“She played that character on camera and off camera,” the California native, 35, recalls of her late friend, who she thinks about “every single day,” during the iHeart Jingle Ball red carpet in Los Angeles on December 2. “I mean she had that little bite and that little sassiness to her, but it was never too much. And it was always … the right kind of friend.”
Heather notes that she takes the “lessons” she learned from Naya “every day,” including how to “say things out loud that were hard to say.”
The professional dancer adds that she “learned” how to have tough conversations with “grace and kindness” from Naya days after opening up about the Step Up actress confronting her about her eating disorder while they were working together.
“I had developed an eating disorder. I stopped getting my period. I was so in my head about food and what it was doing for me,” Heather said during the “And That’s What You REALLY Missed” podcast’s December 2 episode.
Heather noted that Naya was very “open” about her own struggles with an eating disorder, adding she “of course, was the first to speak up about it.”

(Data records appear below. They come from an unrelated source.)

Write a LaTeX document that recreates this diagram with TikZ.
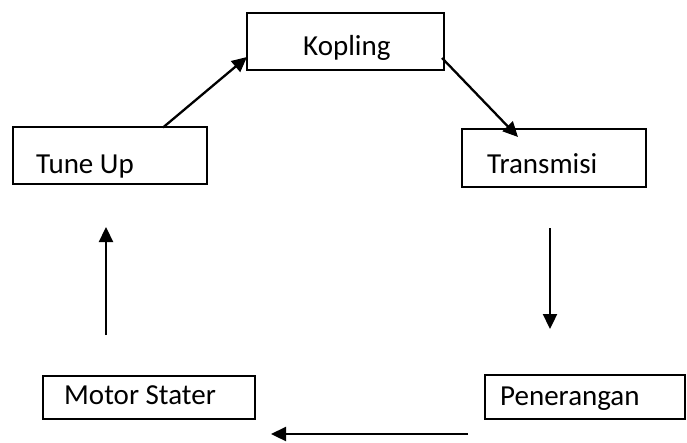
\documentclass[tikz,border=0pt]{standalone}
\usepackage{fontspec}
\setmainfont{Carlito}
\usetikzlibrary{arrows.meta,calc}
\begin{document}
\begin{tikzpicture}[x=1pt,y=-1pt,
  box/.style={draw=black,line width=1.9pt,minimum width=#1,inner sep=0pt,rectangle},
  lbl/.style={inner sep=0pt,anchor=base west,font=\fontsize{29}{34}\selectfont},
  arr/.style={line width=2.3pt,-{Triangle[length=15pt,width=14pt]}}]
\useasboundingbox (0,0) rectangle (687,442);
\node[box=197pt,minimum height=57pt] (kop) at (345.5,41.5) {};
\node[box=194pt,minimum height=57pt] (tune) at (110,155.5) {};
\node[box=184pt,minimum height=58pt] (trans) at (554,158) {};
\node[box=212pt,minimum height=43pt] (motor) at (149,397.5) {};
\node[box=200pt,minimum height=44pt] (pen) at (585,397) {};
\node[lbl] (tkop) at (303,55) {Kopling};
\node[lbl] (ttune) at (36,173) {Tune Up};
\node[lbl] (ttrans) at (487,173) {Transmisi};
\node[lbl] (tmotor) at (64,404) {Motor Stater};
\node[lbl] (tpen) at (500,405) {Penerangan};
% arrow ends
\coordinate (a1s) at (163,127.5);
\coordinate (a1e) at (247,57);
\coordinate (a2s) at (442,58);
\coordinate (a2e) at (518,137);
\coordinate (a3s) at (550,228);
\coordinate (a3e) at (550,329);
\coordinate (a4s) at (468,434);
\coordinate (a4e) at (271,434);
\coordinate (a5s) at (106,335);
\coordinate (a5e) at (106,227);
\draw[arr] (a1s) -- (a1e);
\draw[arr] (a2s) -- (a2e);
\draw[arr] (a3s) -- (a3e);
\draw[arr] (a4s) -- (a4e);
\draw[arr] (a5s) -- (a5e);
\end{tikzpicture}
\end{document}
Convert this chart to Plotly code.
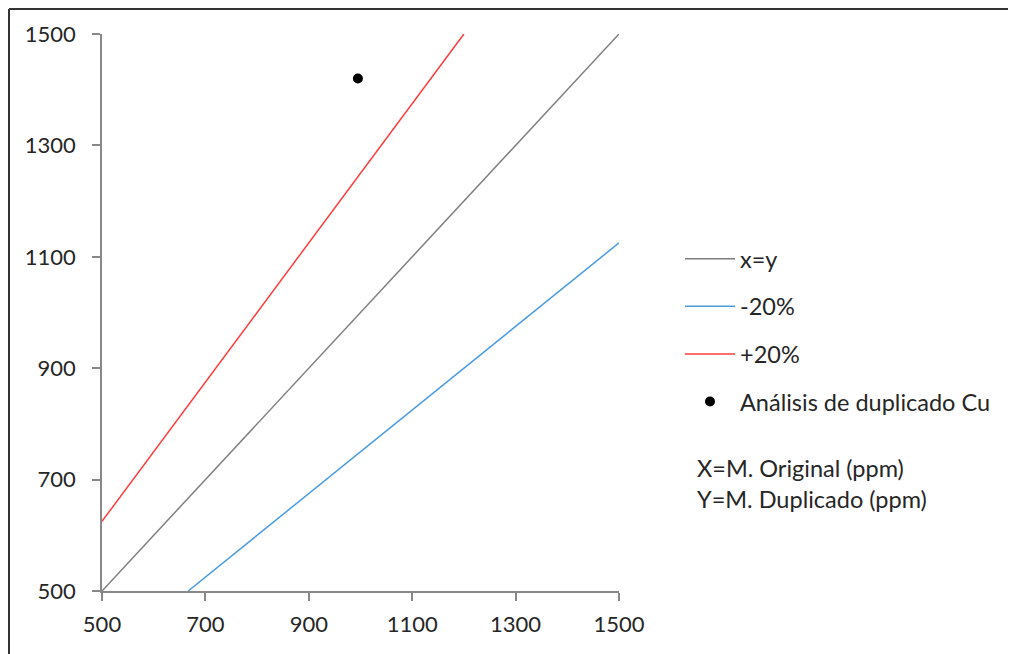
import plotly.graph_objects as go

# Data
identity_x = [500, 1500]
identity_y = [500, 1500]
minus20_x = [666.67, 1500]
minus20_y = [500, 1125]
plus20_x = [500, 1200]
plus20_y = [625, 1500]
dup_x = [995]
dup_y = [1420]
tick_vals = [500, 700, 900, 1100, 1300, 1500]

FONT = "Lato"
W, H = 1016, 654
OFF = 8  # page body offset
L, T = 94, 26
pw, ph = 517, 557
R = W - L - pw
B = H - T - ph

def px_x(p):
    return (p - OFF - L) / pw

def px_y(p):
    return (OFF + T + ph - p) / ph

fig = go.Figure()
fig.add_trace(go.Scatter(x=identity_x, y=identity_y, mode="lines", name="x=y",
                         line=dict(color="#7f7f7f", width=1.5), legendgroup="a"))
fig.add_trace(go.Scatter(x=minus20_x, y=minus20_y, mode="lines", name="-20%",
                         line=dict(color="#4a9be0", width=1.5), legendgroup="b"))
fig.add_trace(go.Scatter(x=plus20_x, y=plus20_y, mode="lines", name="+20%",
                         line=dict(color="#ff3b3b", width=1.5), legendgroup="c"))
fig.add_trace(go.Scatter(x=dup_x, y=dup_y, mode="markers", name="Análisis de duplicado Cu",
                         marker=dict(color="black", size=10), legendgroup="d"))

axis_common = dict(
    range=[500, 1500], tickvals=tick_vals, showgrid=False, zeroline=False,
    showline=True, linecolor="#888888", linewidth=1.5,
    ticks="outside", ticklen=8, tickcolor="#888888", tickwidth=1.5,
    tickfont=dict(family=FONT, size=22, color="#262626"),
)

fig.update_xaxes(**axis_common, ticklabelstandoff=5)
fig.update_yaxes(**axis_common, ticklabelstandoff=12)

fig.update_layout(
    width=W, height=H,
    margin=dict(l=L, r=R, t=T, b=B),
    plot_bgcolor="white", paper_bgcolor="white",
    font=dict(family=FONT, size=23.5, color="#262626"),
    legend=dict(x=px_x(680), y=px_y(237), xanchor="left", yanchor="top",
                font=dict(family=FONT, size=23.5, color="#262626"),
                traceorder="grouped", tracegroupgap=14, itemwidth=50,
                bgcolor="rgba(0,0,0,0)"),
    annotations=[dict(
        x=px_x(695), y=px_y(452), xref="paper", yref="paper",
        xanchor="left", yanchor="top", align="left", showarrow=False,
        text="X=M. Original (ppm)<br>Y=M. Duplicado (ppm)",
        font=dict(family=FONT, size=23.5, color="#262626"),
    )],
    shapes=[
        dict(type="line", xref="paper", yref="paper",
             x0=px_x(9), x1=px_x(9), y0=px_y(9), y1=px_y(700),
             line=dict(color="#333333", width=2)),
        dict(type="line", xref="paper", yref="paper",
             x0=px_x(9), x1=px_x(1100), y0=px_y(9), y1=px_y(9),
             line=dict(color="#333333", width=2)),
    ],
)

fig.write_html("out.html")
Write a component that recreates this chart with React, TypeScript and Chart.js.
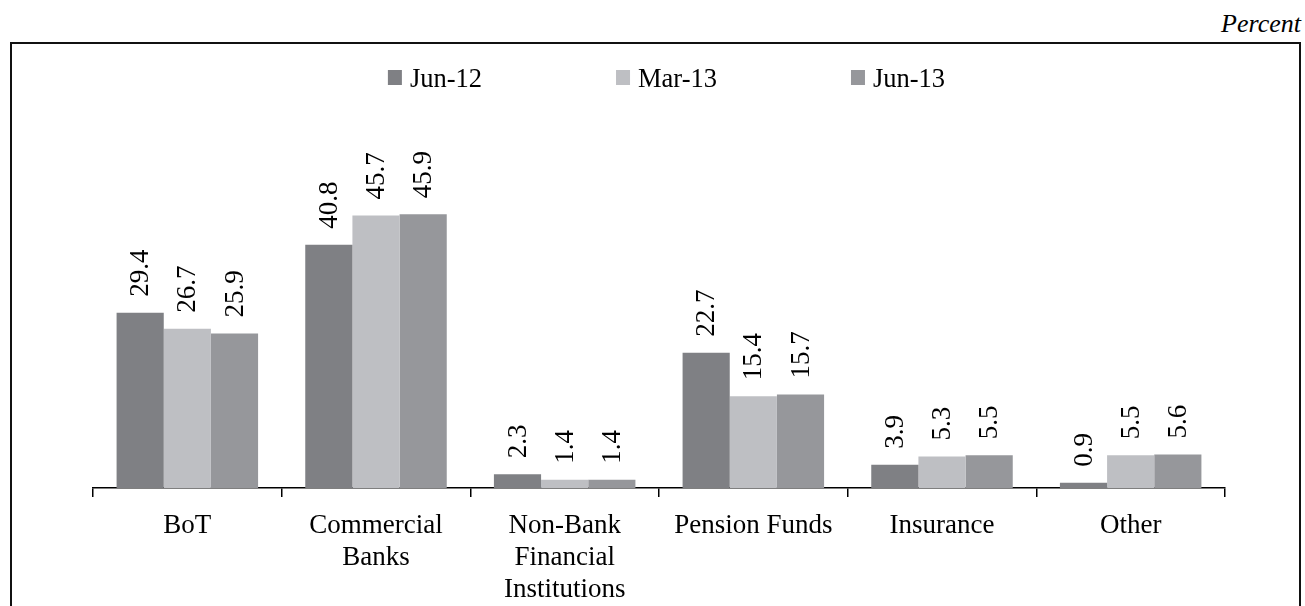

At the time, Heather revealed she initially brushed off the conversation but always appreciated the gesture. “That’s who she was. She was just always ready to talk about it,” the Spring Breakers actress explained. “We’re all like that now. It just takes that time and place in your life where you’re like, ‘Life’s too short.’”
Naya died on July 8, 2020, after she went missing in Lake Piru, located in Ventura County, California, while boating with her son, Josey Hollis Dorsey, whom she shared with ex-husband Ryan Dorsey. She was 33.
The mother and son spent a day out on the water, but he was later found alone in their rented boat. At the time, a source told In Touch her “devastated” family felt like they were “living in a bad dream.”
In November, Josey, 7, sued several Ventura County departments for wrongful death through his father, 39, and Naya’s estate. The lawsuit, which claims the actress’ death was preventable, was filed in Ventura County Superior Court on November 17, against the County of Ventura, Ventura County Parks and Recreation Management and United Water Conservation District for wrongful death and negligent emotional distress.
The Glee Encore star’s estate alleged the pontoon boat, which she rented from the county’s Parks and Recreation Management hours before her death, was “grossly underequipped,” according to documents obtained by In Touch.
Lawyers Amjad M. Khan and Jackie K. M. Levien claimed the vessel lacked a “safely accessible ladder, adequate rope, an anchor, a radio or any security mechanisms to prevent swimmers from being separated from their boats.”
The docs further alleged that “the boat was not even equipped with any flotation or lifesaving devices, in direct violation of California law, which requires that all pontoons longer than 16 feet be equipped with flotation devices.”